Dear Mr. Alves,
Your highly technical treatise was most absorbing, though in many parts I had difficulty following it. I will therefore state my comments along the broadest lines.
Though there is much that interested me in your exploration of defining observation mathematically, my view is that even if the emergence of random outcomes could be explained and contextualized by reconfiguring the nature of space-time, or in a variety of mathematical ways, the nature of information would remain unchanged: It would still define the Observer's 'patch of reality' at any given moment, and it would continue to do so throughout evolution.
To consider that mathematics can one day capture all of reality is to ignore the perpetual nature of evolution; inadvertently, we then return to the concept of an absolute underlying reality, one that dismisses both the evolution of the Cosmos, and of its Observer.
I consider that we are involved in a distinctive human Cosmos, one that displays a continuous correlation between Bit and It over the course of evolution; in this system, the observer does not interact with the whole field of reality, regardless of how probabilities emerge, or of how mathematical parameters might re-define them.

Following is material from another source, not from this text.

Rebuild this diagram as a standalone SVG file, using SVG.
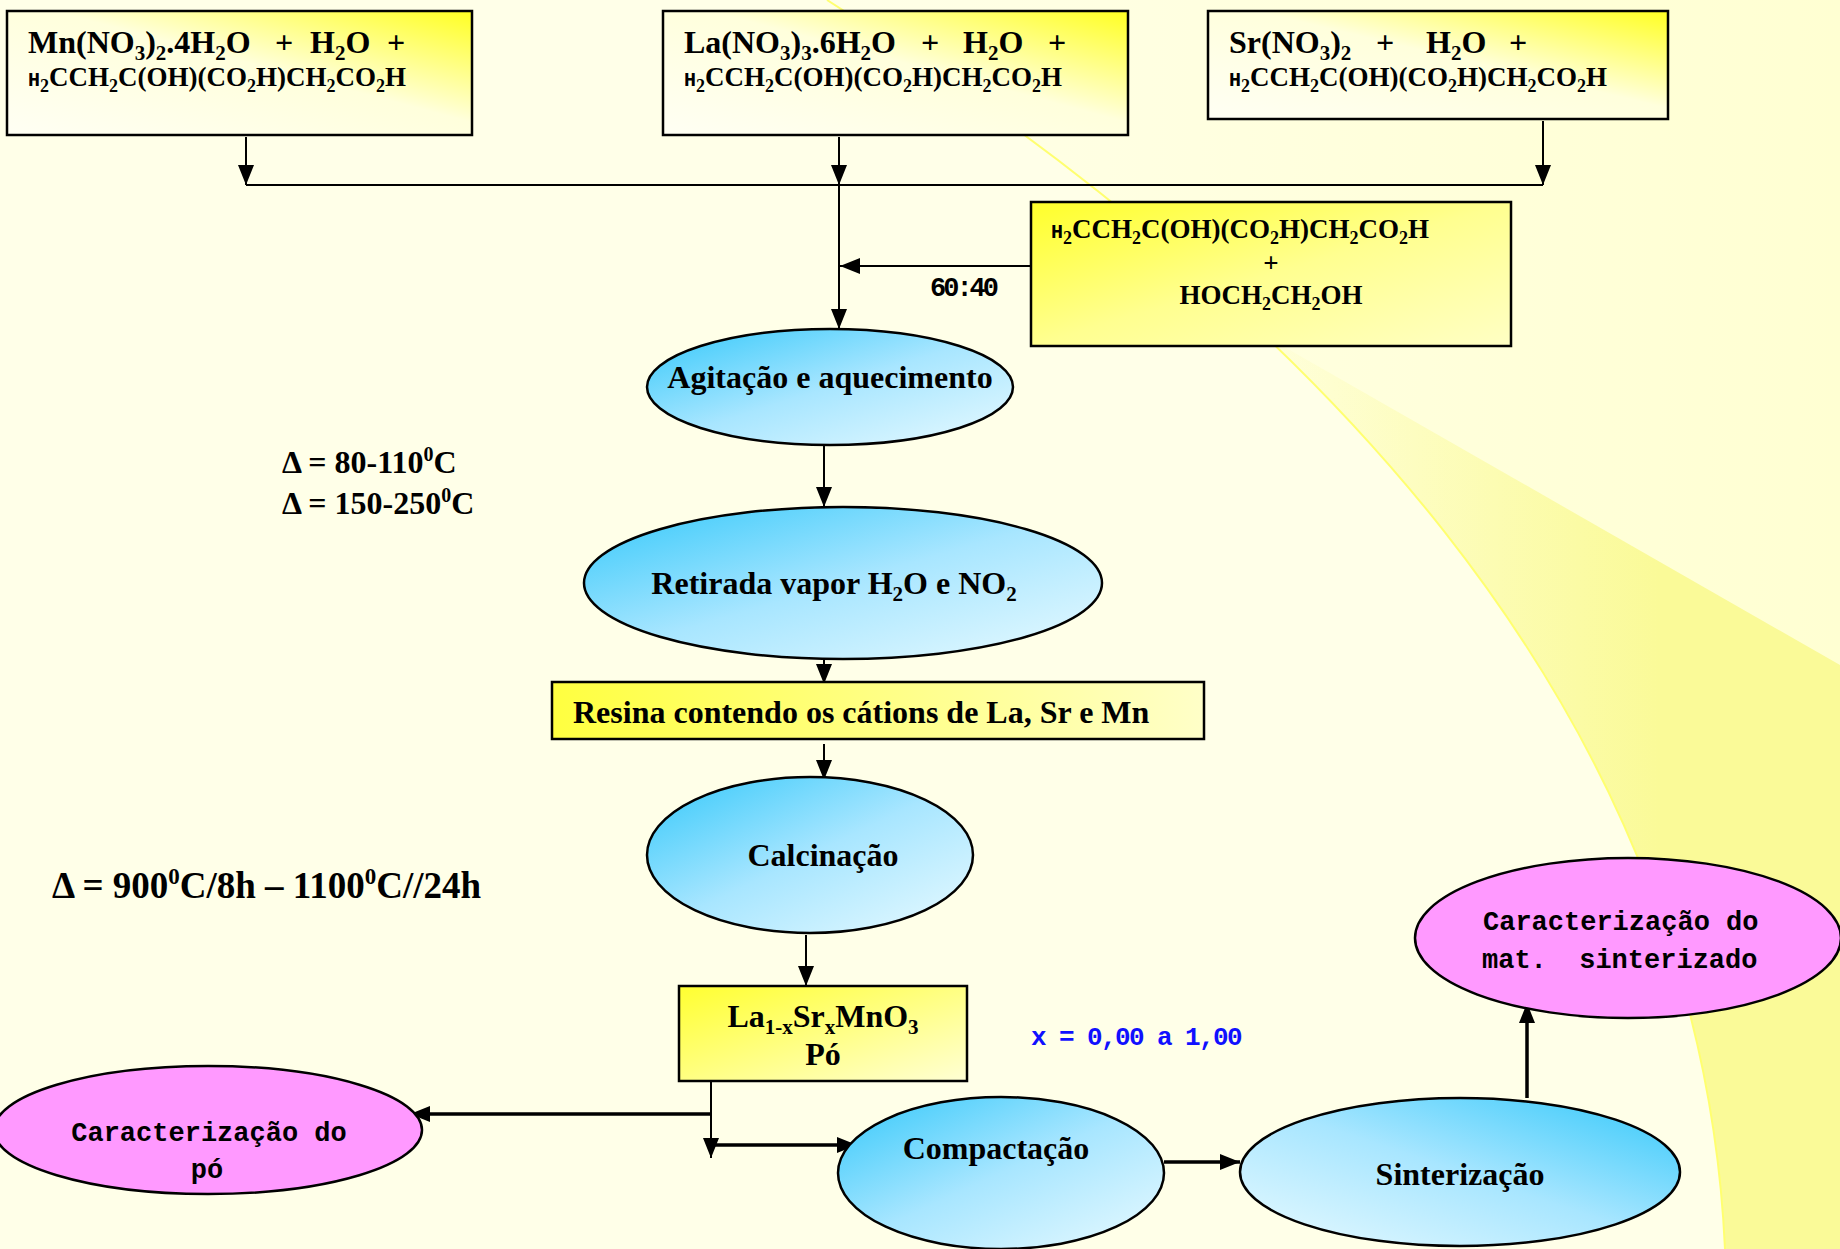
<svg xmlns="http://www.w3.org/2000/svg" width="1840" height="1249" viewBox="0 0 1840 1249">
<style>
.t{font-family:"Liberation Serif","Times New Roman",serif;font-weight:bold;fill:#000}
.m{font-family:"Liberation Mono","Courier New",monospace;font-weight:bold;fill:#000}
.box{stroke:#000;stroke-width:2.5}
.ell{stroke:#000;stroke-width:2.5}
.ln{stroke:#000;stroke-width:2;fill:none}
.lt{stroke:#000;stroke-width:3.5;fill:none}
</style>
<defs>
<marker id="ah" viewBox="0 0 20 16" refX="20" refY="8" markerWidth="20" markerHeight="16" orient="auto" markerUnits="userSpaceOnUse"><path d="M0,0 L20,8 L0,16 z" fill="#000"/></marker>
<linearGradient id="gTop" x1="0" y1="1" x2="1" y2="0"><stop offset="0" stop-color="#FFFFF4"/><stop offset="0.55" stop-color="#FFFFDC"/><stop offset="1" stop-color="#FFFF22"/></linearGradient>
<linearGradient id="gB4" x1="0" y1="0" x2="1" y2="1"><stop offset="0" stop-color="#FFFF2A"/><stop offset="0.5" stop-color="#FFFF90"/><stop offset="1" stop-color="#FFFFC4"/></linearGradient>
<linearGradient id="gRes" x1="0" y1="0" x2="1" y2="0"><stop offset="0" stop-color="#FFFF40"/><stop offset="1" stop-color="#FFFFC8"/></linearGradient>
<linearGradient id="gLa" x1="0" y1="0" x2="1" y2="1"><stop offset="0" stop-color="#FFFF30"/><stop offset="1" stop-color="#FFFFD4"/></linearGradient>
<linearGradient id="gBlue" x1="0" y1="0" x2="1" y2="1"><stop offset="0" stop-color="#33C8FA"/><stop offset="0.5" stop-color="#A8E6FF"/><stop offset="1" stop-color="#E8FAFF"/></linearGradient>
<linearGradient id="gBlueR" x1="1" y1="0" x2="0" y2="1"><stop offset="0" stop-color="#33C8FA"/><stop offset="0.5" stop-color="#A8E6FF"/><stop offset="1" stop-color="#E8FAFF"/></linearGradient>
<linearGradient id="gBg" x1="0" y1="0" x2="1" y2="0"><stop offset="0" stop-color="#FFFFE8"/><stop offset="1" stop-color="#FFFFD2"/></linearGradient>
<linearGradient id="gWedge" gradientUnits="userSpaceOnUse" x1="1250" y1="0" x2="1660" y2="0"><stop offset="0" stop-color="#FAFA98" stop-opacity="0"/><stop offset="1" stop-color="#FAFA98" stop-opacity="1"/></linearGradient>
<clipPath id="cR"><path d="M827,0 C1300,300 1700,700 1725,1249 L1840,1249 L1840,0 Z"/></clipPath>
</defs>

<g id="background">
<rect x="0" y="0" width="1840" height="1249" fill="#FFFFE8"/>
<path d="M827,0 C1300,300 1700,700 1725,1249 L1840,1249 L1840,0 Z" fill="url(#gBg)"/>
<g clip-path="url(#cR)">
<polygon points="1150,270 1840,665 1840,1249 1300,1249" fill="url(#gWedge)"/>
</g>
<path d="M827,0 C1300,300 1700,700 1725,1249" fill="none" stroke="#FFFF70" stroke-width="2"/>
</g>

<g id="connectors">
<line class="ln" x1="246" y1="137" x2="246" y2="185" marker-end="url(#ah)"/>
<line class="ln" x1="839" y1="137" x2="839" y2="185" marker-end="url(#ah)"/>
<line class="ln" x1="1543" y1="121" x2="1543" y2="185" marker-end="url(#ah)"/>
<line class="ln" x1="246" y1="185" x2="1543" y2="185"/>
<line class="ln" x1="839" y1="185" x2="839" y2="329" marker-end="url(#ah)"/>
<line class="ln" x1="1031" y1="266" x2="840" y2="266" marker-end="url(#ah)"/>
<line class="ln" x1="824" y1="446" x2="824" y2="507" marker-end="url(#ah)"/>
<line class="ln" x1="824" y1="649" x2="824" y2="684" marker-end="url(#ah)"/>
<line class="ln" x1="824" y1="744" x2="824" y2="780" marker-end="url(#ah)"/>
<line class="ln" x1="806" y1="935" x2="806" y2="986" marker-end="url(#ah)"/>
<line class="ln" x1="711" y1="1082" x2="711" y2="1158" marker-end="url(#ah)"/>
<line class="lt" x1="711" y1="1114" x2="410" y2="1114" marker-end="url(#ah)"/>
<line class="lt" x1="711" y1="1145" x2="857" y2="1145" marker-end="url(#ah)"/>
<line class="lt" x1="1164" y1="1162" x2="1240" y2="1162" marker-end="url(#ah)"/>
<line class="lt" x1="1527" y1="1098" x2="1527" y2="1003" marker-end="url(#ah)"/>
</g>

<g id="box-mn">
<rect class="box" x="7" y="11" width="465" height="124" fill="url(#gTop)"/>
<text class="t" x="28" y="53" font-size="32">Mn(NO<tspan dy="7" font-size="21">3</tspan><tspan dy="-7">)</tspan><tspan dy="7" font-size="21">2</tspan><tspan dy="-7">.4H</tspan><tspan dy="7" font-size="21">2</tspan><tspan dy="-7">O</tspan></text>
<text class="t" x="284" y="53" font-size="32" text-anchor="middle">+</text>
<text class="t" x="310" y="53" font-size="32">H<tspan dy="7" font-size="21">2</tspan><tspan dy="-7">O</tspan></text>
<text class="t" x="396" y="53" font-size="32" text-anchor="middle">+</text>
<text class="t" x="28" y="86" font-size="27"><tspan class="m" font-size="20">H</tspan><tspan dy="6" font-size="18">2</tspan><tspan dy="-6">CCH</tspan><tspan dy="6" font-size="18">2</tspan><tspan dy="-6">C(OH)(CO</tspan><tspan dy="6" font-size="18">2</tspan><tspan dy="-6">H)CH</tspan><tspan dy="6" font-size="18">2</tspan><tspan dy="-6">CO</tspan><tspan dy="6" font-size="18">2</tspan><tspan dy="-6">H</tspan></text>
</g>

<g id="box-la">
<rect class="box" x="663" y="11" width="465" height="124" fill="url(#gTop)"/>
<text class="t" x="684" y="53" font-size="32">La(NO<tspan dy="7" font-size="21">3</tspan><tspan dy="-7">)</tspan><tspan dy="7" font-size="21">3</tspan><tspan dy="-7">.6H</tspan><tspan dy="7" font-size="21">2</tspan><tspan dy="-7">O</tspan></text>
<text class="t" x="930" y="53" font-size="32" text-anchor="middle">+</text>
<text class="t" x="963" y="53" font-size="32">H<tspan dy="7" font-size="21">2</tspan><tspan dy="-7">O</tspan></text>
<text class="t" x="1057" y="53" font-size="32" text-anchor="middle">+</text>
<text class="t" x="684" y="86" font-size="27"><tspan class="m" font-size="20">H</tspan><tspan dy="6" font-size="18">2</tspan><tspan dy="-6">CCH</tspan><tspan dy="6" font-size="18">2</tspan><tspan dy="-6">C(OH)(CO</tspan><tspan dy="6" font-size="18">2</tspan><tspan dy="-6">H)CH</tspan><tspan dy="6" font-size="18">2</tspan><tspan dy="-6">CO</tspan><tspan dy="6" font-size="18">2</tspan><tspan dy="-6">H</tspan></text>
</g>

<g id="box-sr">
<rect class="box" x="1208" y="11" width="460" height="108" fill="url(#gTop)"/>
<text class="t" x="1229" y="53" font-size="32">Sr(NO<tspan dy="7" font-size="21">3</tspan><tspan dy="-7">)</tspan><tspan dy="7" font-size="21">2</tspan></text>
<text class="t" x="1385" y="53" font-size="32" text-anchor="middle">+</text>
<text class="t" x="1426" y="53" font-size="32">H<tspan dy="7" font-size="21">2</tspan><tspan dy="-7">O</tspan></text>
<text class="t" x="1518" y="53" font-size="32" text-anchor="middle">+</text>
<text class="t" x="1229" y="86" font-size="27"><tspan class="m" font-size="20">H</tspan><tspan dy="6" font-size="18">2</tspan><tspan dy="-6">CCH</tspan><tspan dy="6" font-size="18">2</tspan><tspan dy="-6">C(OH)(CO</tspan><tspan dy="6" font-size="18">2</tspan><tspan dy="-6">H)CH</tspan><tspan dy="6" font-size="18">2</tspan><tspan dy="-6">CO</tspan><tspan dy="6" font-size="18">2</tspan><tspan dy="-6">H</tspan></text>
</g>

<g id="box-citric-glycol">
<rect class="box" x="1031" y="202" width="480" height="144" fill="url(#gB4)"/>
<text class="t" x="1051" y="238" font-size="27"><tspan class="m" font-size="20">H</tspan><tspan dy="6" font-size="18">2</tspan><tspan dy="-6">CCH</tspan><tspan dy="6" font-size="18">2</tspan><tspan dy="-6">C(OH)(CO</tspan><tspan dy="6" font-size="18">2</tspan><tspan dy="-6">H)CH</tspan><tspan dy="6" font-size="18">2</tspan><tspan dy="-6">CO</tspan><tspan dy="6" font-size="18">2</tspan><tspan dy="-6">H</tspan></text>
<text class="t" x="1271" y="272" font-size="27" text-anchor="middle">+</text>
<text class="t" x="1271" y="304" font-size="27" text-anchor="middle">HOCH<tspan dy="6" font-size="18">2</tspan><tspan dy="-6">CH</tspan><tspan dy="6" font-size="18">2</tspan><tspan dy="-6">OH</tspan></text>
</g>

<g id="label-ratio">
<text class="m" x="963" y="296" font-size="27" text-anchor="middle" letter-spacing="-3">60:40</text>
</g>

<g id="node-agitacao">
<ellipse class="ell" cx="830" cy="387" rx="183" ry="58" fill="url(#gBlue)"/>
<text class="t" x="830" y="388" font-size="32" text-anchor="middle">Agitação e aquecimento</text>
</g>

<g id="label-temps">
<text class="t" x="282" y="473" font-size="32">Δ = 80-110<tspan dy="-12" font-size="20">0</tspan><tspan dy="12">C</tspan></text>
<text class="t" x="282" y="514" font-size="32">Δ = 150-250<tspan dy="-12" font-size="20">0</tspan><tspan dy="12">C</tspan></text>
</g>

<g id="node-retirada">
<ellipse class="ell" cx="843" cy="583" rx="259" ry="76" fill="url(#gBlue)"/>
<text class="t" x="834" y="594" font-size="32" text-anchor="middle">Retirada vapor H<tspan dy="7" font-size="21">2</tspan><tspan dy="-7">O e NO</tspan><tspan dy="7" font-size="21">2</tspan></text>
</g>

<g id="node-resina">
<rect class="box" x="552" y="682" width="652" height="57" fill="url(#gRes)"/>
<text class="t" x="573" y="723" font-size="32">Resina contendo os cátions de La, Sr e Mn</text>
</g>

<g id="node-calcinacao">
<ellipse class="ell" cx="810" cy="855" rx="163" ry="78" fill="url(#gBlue)"/>
<text class="t" x="823" y="866" font-size="32" text-anchor="middle">Calcinação</text>
</g>

<g id="label-calc-temp">
<text class="t" x="52" y="898" font-size="37">Δ = 900<tspan dy="-14" font-size="23">0</tspan><tspan dy="14">C/8h – 1100</tspan><tspan dy="-14" font-size="23">0</tspan><tspan dy="14">C//24h</tspan></text>
</g>

<g id="node-po">
<rect class="box" x="679" y="986" width="288" height="95" fill="url(#gLa)"/>
<text class="t" x="823" y="1027" font-size="32" text-anchor="middle">La<tspan dy="7" font-size="21">1-x</tspan><tspan dy="-7">Sr</tspan><tspan dy="7" font-size="21">x</tspan><tspan dy="-7">MnO</tspan><tspan dy="7" font-size="21">3</tspan></text>
<text class="t" x="823" y="1065" font-size="32" text-anchor="middle">Pó</text>
</g>

<g id="label-x">
<text class="m" x="1031" y="1045" font-size="26" letter-spacing="-1.6" style="fill:#1010FF">x = 0,00 a 1,00</text>
</g>

<g id="node-caract-po">
<ellipse class="ell" cx="208" cy="1130" rx="214" ry="64" fill="#FF99FF"/>
<text class="m" x="209" y="1141" font-size="27" text-anchor="middle">Caracterização do</text>
<text class="m" x="207" y="1178" font-size="27" text-anchor="middle">pó</text>
</g>

<g id="node-compactacao">
<ellipse class="ell" cx="1001" cy="1173" rx="163" ry="76" fill="url(#gBlue)"/>
<text class="t" x="996" y="1159" font-size="32" text-anchor="middle">Compactação</text>
</g>

<g id="node-sinterizacao">
<ellipse class="ell" cx="1460" cy="1172" rx="220" ry="74" fill="url(#gBlueR)"/>
<text class="t" x="1460" y="1185" font-size="32" text-anchor="middle">Sinterização</text>
</g>

<g id="node-caract-sint">
<ellipse class="ell" cx="1628" cy="938" rx="213" ry="80" fill="#FF99FF"/>
<text class="m" x="1483" y="930" font-size="27" xml:space="preserve">Caracterização do</text>
<text class="m" x="1482" y="968" font-size="27" xml:space="preserve">mat.  sinterizado</text>
</g>
</svg>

Physics and Mathematics is the projection of the human mind on to the Cosmos - it will always be this, and it will always be entirely composed of Bits, thus keeping the Bit-It conundrum relevant to any definition of the Cosmos. My interest is, rather, to see how Physics and mathematics might account for the consistent contiguity of Bits and Its at every instant of evolution - whatever the nature of space-time.
It would be interesting, then, if your mathematical definition of observation could be applied to this larger context. Our parameters would then be enlarged considerably, and we would essentially be able to compute our own evolution, and even to control it.
As you can probably tell, this is one of the strands of my essay - which I think you would find interesting for the reasons I've stated.
Yours is a very serious work, one with consequences; I think you will find much to interest you in the Correlation of Bit to It I describe in my essay. Let me know.